PROBLEM REQUIREMENTS :: Drop every picture, then transcribe the remaining data exactly.

· · · · · · ·

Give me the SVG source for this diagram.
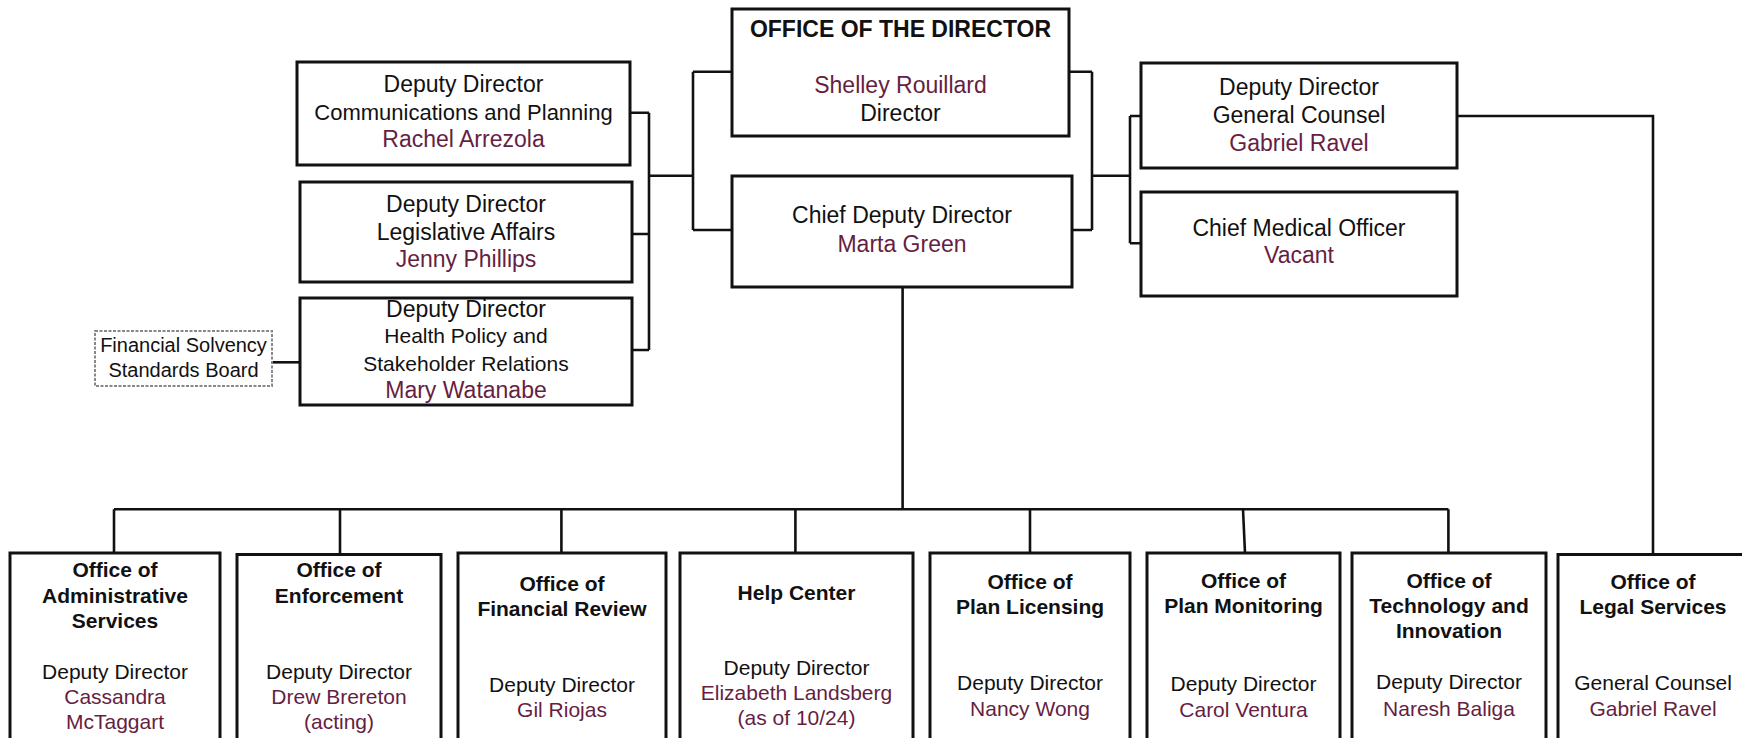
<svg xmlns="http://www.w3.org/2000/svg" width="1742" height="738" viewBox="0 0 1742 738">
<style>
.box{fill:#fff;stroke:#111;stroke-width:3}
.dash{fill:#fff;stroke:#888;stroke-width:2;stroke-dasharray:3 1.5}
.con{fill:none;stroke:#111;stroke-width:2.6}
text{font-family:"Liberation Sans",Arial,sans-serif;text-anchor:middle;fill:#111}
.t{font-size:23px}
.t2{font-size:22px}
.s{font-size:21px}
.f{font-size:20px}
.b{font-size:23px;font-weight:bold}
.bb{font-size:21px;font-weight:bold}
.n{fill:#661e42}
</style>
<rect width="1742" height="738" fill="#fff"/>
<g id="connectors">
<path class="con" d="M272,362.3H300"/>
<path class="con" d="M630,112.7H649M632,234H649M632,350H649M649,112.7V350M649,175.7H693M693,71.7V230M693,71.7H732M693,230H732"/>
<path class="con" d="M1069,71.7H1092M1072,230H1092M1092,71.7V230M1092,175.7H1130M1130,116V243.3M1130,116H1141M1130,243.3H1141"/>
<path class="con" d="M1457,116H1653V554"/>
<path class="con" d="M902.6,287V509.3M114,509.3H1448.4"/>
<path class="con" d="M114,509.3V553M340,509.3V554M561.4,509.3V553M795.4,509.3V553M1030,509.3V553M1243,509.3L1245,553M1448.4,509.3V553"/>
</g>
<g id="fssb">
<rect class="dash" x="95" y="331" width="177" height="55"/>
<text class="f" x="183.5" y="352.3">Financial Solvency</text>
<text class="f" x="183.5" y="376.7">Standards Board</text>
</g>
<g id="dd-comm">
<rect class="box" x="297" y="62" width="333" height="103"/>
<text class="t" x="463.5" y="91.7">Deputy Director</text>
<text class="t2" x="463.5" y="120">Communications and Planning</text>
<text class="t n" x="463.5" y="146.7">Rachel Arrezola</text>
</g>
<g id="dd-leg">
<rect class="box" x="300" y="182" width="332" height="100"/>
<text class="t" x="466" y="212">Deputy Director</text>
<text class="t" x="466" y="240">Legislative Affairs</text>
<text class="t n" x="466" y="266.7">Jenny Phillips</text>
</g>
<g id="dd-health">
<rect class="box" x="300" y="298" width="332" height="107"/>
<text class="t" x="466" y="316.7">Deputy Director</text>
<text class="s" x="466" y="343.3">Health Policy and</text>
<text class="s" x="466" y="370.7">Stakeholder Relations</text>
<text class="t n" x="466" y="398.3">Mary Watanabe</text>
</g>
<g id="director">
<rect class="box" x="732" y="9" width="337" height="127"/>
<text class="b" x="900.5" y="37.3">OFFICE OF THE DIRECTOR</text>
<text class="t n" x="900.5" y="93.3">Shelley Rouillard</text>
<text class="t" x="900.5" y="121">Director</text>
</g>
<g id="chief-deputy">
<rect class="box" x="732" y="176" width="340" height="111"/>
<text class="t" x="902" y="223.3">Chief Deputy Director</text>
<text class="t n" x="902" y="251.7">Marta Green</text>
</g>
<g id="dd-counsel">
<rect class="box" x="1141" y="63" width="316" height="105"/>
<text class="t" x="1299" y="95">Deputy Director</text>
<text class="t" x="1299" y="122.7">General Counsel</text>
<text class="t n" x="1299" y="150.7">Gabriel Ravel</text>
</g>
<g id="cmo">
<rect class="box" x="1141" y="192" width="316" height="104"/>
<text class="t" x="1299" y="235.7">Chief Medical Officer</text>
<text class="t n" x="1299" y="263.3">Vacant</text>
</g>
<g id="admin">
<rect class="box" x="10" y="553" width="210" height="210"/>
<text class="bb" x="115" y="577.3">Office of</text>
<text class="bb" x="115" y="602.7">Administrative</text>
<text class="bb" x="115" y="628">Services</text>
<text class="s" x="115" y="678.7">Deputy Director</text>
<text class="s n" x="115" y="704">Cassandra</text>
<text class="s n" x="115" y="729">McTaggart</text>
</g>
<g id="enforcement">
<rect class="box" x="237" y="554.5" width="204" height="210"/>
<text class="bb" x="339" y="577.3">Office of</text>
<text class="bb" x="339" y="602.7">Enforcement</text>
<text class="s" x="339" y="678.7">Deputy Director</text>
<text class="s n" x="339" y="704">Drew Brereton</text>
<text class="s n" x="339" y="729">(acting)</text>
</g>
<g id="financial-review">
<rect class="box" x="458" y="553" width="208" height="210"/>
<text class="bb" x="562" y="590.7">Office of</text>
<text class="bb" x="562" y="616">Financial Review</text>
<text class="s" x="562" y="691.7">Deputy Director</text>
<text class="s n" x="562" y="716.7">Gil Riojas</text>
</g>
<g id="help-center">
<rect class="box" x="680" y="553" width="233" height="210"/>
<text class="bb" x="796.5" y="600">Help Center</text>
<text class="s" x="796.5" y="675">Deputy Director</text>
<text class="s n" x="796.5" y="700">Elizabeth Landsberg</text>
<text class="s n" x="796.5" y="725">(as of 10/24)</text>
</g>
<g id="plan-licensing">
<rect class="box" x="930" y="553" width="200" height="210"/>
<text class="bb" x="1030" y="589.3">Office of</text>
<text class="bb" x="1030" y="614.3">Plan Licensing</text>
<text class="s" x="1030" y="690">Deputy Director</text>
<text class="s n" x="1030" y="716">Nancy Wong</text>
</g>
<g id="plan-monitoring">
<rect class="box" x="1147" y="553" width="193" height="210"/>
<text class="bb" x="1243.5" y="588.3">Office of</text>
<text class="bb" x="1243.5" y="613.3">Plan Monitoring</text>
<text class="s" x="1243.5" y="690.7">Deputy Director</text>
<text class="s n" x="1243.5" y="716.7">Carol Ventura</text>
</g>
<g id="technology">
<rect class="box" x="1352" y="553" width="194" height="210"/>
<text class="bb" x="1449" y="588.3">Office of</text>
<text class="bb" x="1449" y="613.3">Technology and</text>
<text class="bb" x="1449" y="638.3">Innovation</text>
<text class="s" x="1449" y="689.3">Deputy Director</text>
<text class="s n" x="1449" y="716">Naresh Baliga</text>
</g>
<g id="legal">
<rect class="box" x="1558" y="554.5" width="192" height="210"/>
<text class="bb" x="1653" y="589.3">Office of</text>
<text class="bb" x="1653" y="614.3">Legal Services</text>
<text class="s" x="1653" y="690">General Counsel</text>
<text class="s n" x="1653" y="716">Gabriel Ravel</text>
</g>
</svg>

· · · · · · ·

FINISHED EXERCISE ::
Give me the SVG source for this diagram.
<svg xmlns="http://www.w3.org/2000/svg" width="1742" height="738" viewBox="0 0 1742 738">
<style>
.box{fill:#fff;stroke:#111;stroke-width:3}
.dash{fill:#fff;stroke:#888;stroke-width:2;stroke-dasharray:3 1.5}
.con{fill:none;stroke:#111;stroke-width:2.6}
text{font-family:"Liberation Sans",Arial,sans-serif;text-anchor:middle;fill:#111}
.t{font-size:23px}
.t2{font-size:22px}
.s{font-size:21px}
.f{font-size:20px}
.b{font-size:23px;font-weight:bold}
.bb{font-size:21px;font-weight:bold}
.n{fill:#661e42}
</style>
<rect width="1742" height="738" fill="#fff"/>
<g id="connectors">
<path class="con" d="M272,362.3H300"/>
<path class="con" d="M630,112.7H649M632,234H649M632,350H649M649,112.7V350M649,175.7H693M693,71.7V230M693,71.7H732M693,230H732"/>
<path class="con" d="M1069,71.7H1092M1072,230H1092M1092,71.7V230M1092,175.7H1130M1130,116V243.3M1130,116H1141M1130,243.3H1141"/>
<path class="con" d="M1457,116H1653V554"/>
<path class="con" d="M902.6,287V509.3M114,509.3H1448.4"/>
<path class="con" d="M114,509.3V553M340,509.3V554M561.4,509.3V553M795.4,509.3V553M1030,509.3V553M1243,509.3L1245,553M1448.4,509.3V553"/>
</g>
<g id="fssb">
<rect class="dash" x="95" y="331" width="177" height="55"/>
<text class="f" x="183.5" y="352.3">Financial Solvency</text>
<text class="f" x="183.5" y="376.7">Standards Board</text>
</g>
<g id="dd-comm">
<rect class="box" x="297" y="62" width="333" height="103"/>
<text class="t" x="463.5" y="91.7">Deputy Director</text>
<text class="t2" x="463.5" y="120">Communications and Planning</text>
<text class="t n" x="463.5" y="146.7">Rachel Arrezola</text>
</g>
<g id="dd-leg">
<rect class="box" x="300" y="182" width="332" height="100"/>
<text class="t" x="466" y="212">Deputy Director</text>
<text class="t" x="466" y="240">Legislative Affairs</text>
<text class="t n" x="466" y="266.7">Jenny Phillips</text>
</g>
<g id="dd-health">
<rect class="box" x="300" y="298" width="332" height="107"/>
<text class="t" x="466" y="316.7">Deputy Director</text>
<text class="s" x="466" y="343.3">Health Policy and</text>
<text class="s" x="466" y="370.7">Stakeholder Relations</text>
<text class="t n" x="466" y="398.3">Mary Watanabe</text>
</g>
<g id="director">
<rect class="box" x="732" y="9" width="337" height="127"/>
<text class="b" x="900.5" y="37.3">OFFICE OF THE DIRECTOR</text>
<text class="t n" x="900.5" y="93.3">Shelley Rouillard</text>
<text class="t" x="900.5" y="121">Director</text>
</g>
<g id="chief-deputy">
<rect class="box" x="732" y="176" width="340" height="111"/>
<text class="t" x="902" y="223.3">Chief Deputy Director</text>
<text class="t n" x="902" y="251.7">Marta Green</text>
</g>
<g id="dd-counsel">
<rect class="box" x="1141" y="63" width="316" height="105"/>
<text class="t" x="1299" y="95">Deputy Director</text>
<text class="t" x="1299" y="122.7">General Counsel</text>
<text class="t n" x="1299" y="150.7">Gabriel Ravel</text>
</g>
<g id="cmo">
<rect class="box" x="1141" y="192" width="316" height="104"/>
<text class="t" x="1299" y="235.7">Chief Medical Officer</text>
<text class="t n" x="1299" y="263.3">Vacant</text>
</g>
<g id="admin">
<rect class="box" x="10" y="553" width="210" height="210"/>
<text class="bb" x="115" y="577.3">Office of</text>
<text class="bb" x="115" y="602.7">Administrative</text>
<text class="bb" x="115" y="628">Services</text>
<text class="s" x="115" y="678.7">Deputy Director</text>
<text class="s n" x="115" y="704">Cassandra</text>
<text class="s n" x="115" y="729">McTaggart</text>
</g>
<g id="enforcement">
<rect class="box" x="237" y="554.5" width="204" height="210"/>
<text class="bb" x="339" y="577.3">Office of</text>
<text class="bb" x="339" y="602.7">Enforcement</text>
<text class="s" x="339" y="678.7">Deputy Director</text>
<text class="s n" x="339" y="704">Drew Brereton</text>
<text class="s n" x="339" y="729">(acting)</text>
</g>
<g id="financial-review">
<rect class="box" x="458" y="553" width="208" height="210"/>
<text class="bb" x="562" y="590.7">Office of</text>
<text class="bb" x="562" y="616">Financial Review</text>
<text class="s" x="562" y="691.7">Deputy Director</text>
<text class="s n" x="562" y="716.7">Gil Riojas</text>
</g>
<g id="help-center">
<rect class="box" x="680" y="553" width="233" height="210"/>
<text class="bb" x="796.5" y="600">Help Center</text>
<text class="s" x="796.5" y="675">Deputy Director</text>
<text class="s n" x="796.5" y="700">Elizabeth Landsberg</text>
<text class="s n" x="796.5" y="725">(as of 10/24)</text>
</g>
<g id="plan-licensing">
<rect class="box" x="930" y="553" width="200" height="210"/>
<text class="bb" x="1030" y="589.3">Office of</text>
<text class="bb" x="1030" y="614.3">Plan Licensing</text>
<text class="s" x="1030" y="690">Deputy Director</text>
<text class="s n" x="1030" y="716">Nancy Wong</text>
</g>
<g id="plan-monitoring">
<rect class="box" x="1147" y="553" width="193" height="210"/>
<text class="bb" x="1243.5" y="588.3">Office of</text>
<text class="bb" x="1243.5" y="613.3">Plan Monitoring</text>
<text class="s" x="1243.5" y="690.7">Deputy Director</text>
<text class="s n" x="1243.5" y="716.7">Carol Ventura</text>
</g>
<g id="technology">
<rect class="box" x="1352" y="553" width="194" height="210"/>
<text class="bb" x="1449" y="588.3">Office of</text>
<text class="bb" x="1449" y="613.3">Technology and</text>
<text class="bb" x="1449" y="638.3">Innovation</text>
<text class="s" x="1449" y="689.3">Deputy Director</text>
<text class="s n" x="1449" y="716">Naresh Baliga</text>
</g>
<g id="legal">
<rect class="box" x="1558" y="554.5" width="192" height="210"/>
<text class="bb" x="1653" y="589.3">Office of</text>
<text class="bb" x="1653" y="614.3">Legal Services</text>
<text class="s" x="1653" y="690">General Counsel</text>
<text class="s n" x="1653" y="716">Gabriel Ravel</text>
</g>
</svg>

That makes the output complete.